At this point, Jesus intervened and healed the child.  Then he pulls the disciples aside to remind them that eventually he will be handed over to his enemies.  In other words, “Come on guys, I’m not going to be with you forever.  Get your act together.”  In the very next passage we see that their act was far from together because the petty disciples start arguing over which one of them was the greatest.  It’s no wonder that Jesus shook his head and asked himself how long he had to put up with such nonsense.

 

            Jesus had just experienced one of the spiritual highlights of his life with Moses and Elijah on the mountaintop.  And now he is in the valley, surrounded by people who just don’t get it.  Surely he worried over what would happen to these numbskulls once he was gone.  Were they capable of carrying on his mission of love and mercy?  Even on the mountaintop, Peter didn’t get it. If these guys didn’t get it on the mountain of spiritual enlightenment, it’s no wonder they were hopeless in the valley of everyday life.

 

            These two stories back to back tell us something about the meaning of life.  Life is a series of ups and downs, mountains and valleys.  We all have mountaintop moments of great joy—falling in love, having a baby, getting our dream job, taking the trip of a lifetime.  Spiritually speaking, there are mountaintops when, for a moment, we get it.  We see the big picture.  We understand that God has always been with us and that we will spend eternity with God.  Mountaintop experiences offer great elation and deep satisfaction.  Such moments make life worth living.  We need to savor them and give thanks for them.  However, we cannot build a cabin and stay on the mountain any more than Peter could.  Why?  Because there is work to be done in the valley.  Jesus and the disciples left the mountain for the valley and immediately encountered the man and his son who needed help. 

 

We need both types of experiences to make life worth living.
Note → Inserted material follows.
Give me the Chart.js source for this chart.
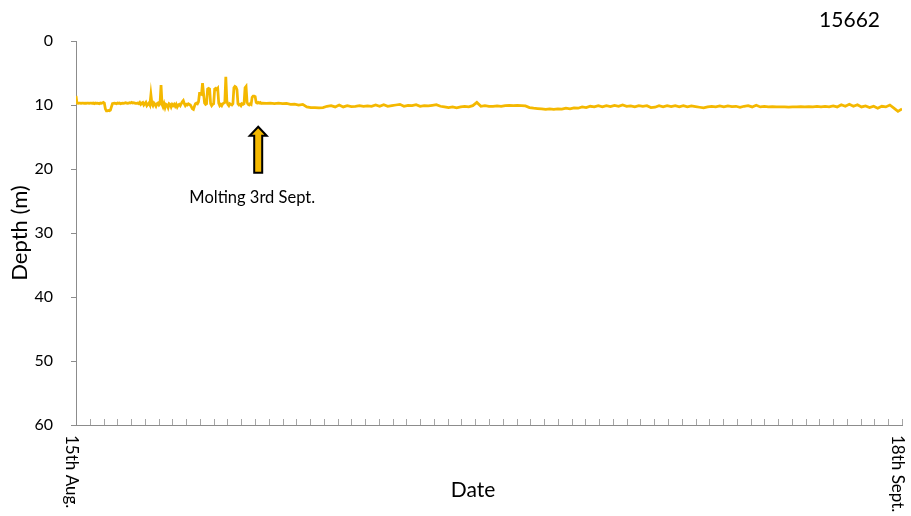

We need awe, transcendence, and beauty.  We need music, art, and the glories of nature.  We need the inspiration of the mountain to do our work in the valley.  If on the mountain, we connect with something or someone bigger than ourselves, in the valley, we connect with something or someone beyond ourselves.  In the valley we meet people who need our help, our time, our attention.  People who need someone to listen and people who need a friend.  Children who need a mentor and an older couple who needs meals on wheels.  My Scoutmaster, Mr. Lawhon, would tell us to leave an area better than we found it.  After we rolled our sleeping bags and packed away our tents, Mr. Lawhon told us to police the area.  We stood in a line shoulder to shoulder slowly walking throughout the campsite picking up a Pop-Tart wrapper left by a previous camper, retrieving a coat hanger used to cook a hotdog weeks before, or finding a wallet lost the night before.

 

It is in the balance of mountains and valleys that we find meaning in life--communing with God and connecting with others.  Spiritual highs and determined resolve to leave life better than we found it.  Realizing that life is a gift and love is the point.  Love God.  Love others. Love ourselves.  And don’t forget, Siri suggests a little chocolate for the journey.  AMEN.

 

 

 

 

Written by Rev. Jimmy Only

March 3, 2019

The Congregational Church of Manhasset, New York (UCC)

 

 

 

 

 

PASTORAL PRAYER

 

God of all wisdom and love, who chose to create the world and who chose to reach out to us through the person of Jesus, we pause to acknowledge your wonder and your wisdom.  Before we knew you, you knew us.  While at times we forget you, you never forget us.  When we wander far from your purpose, you remain ever near.  Remind us that the small choices we make every day lead us little by little down one path or another.  Give us wisdom to make good choices for our loved ones, for those in need, and for ourselves. 

 

To you, O God, be all glory and honor. AMEN.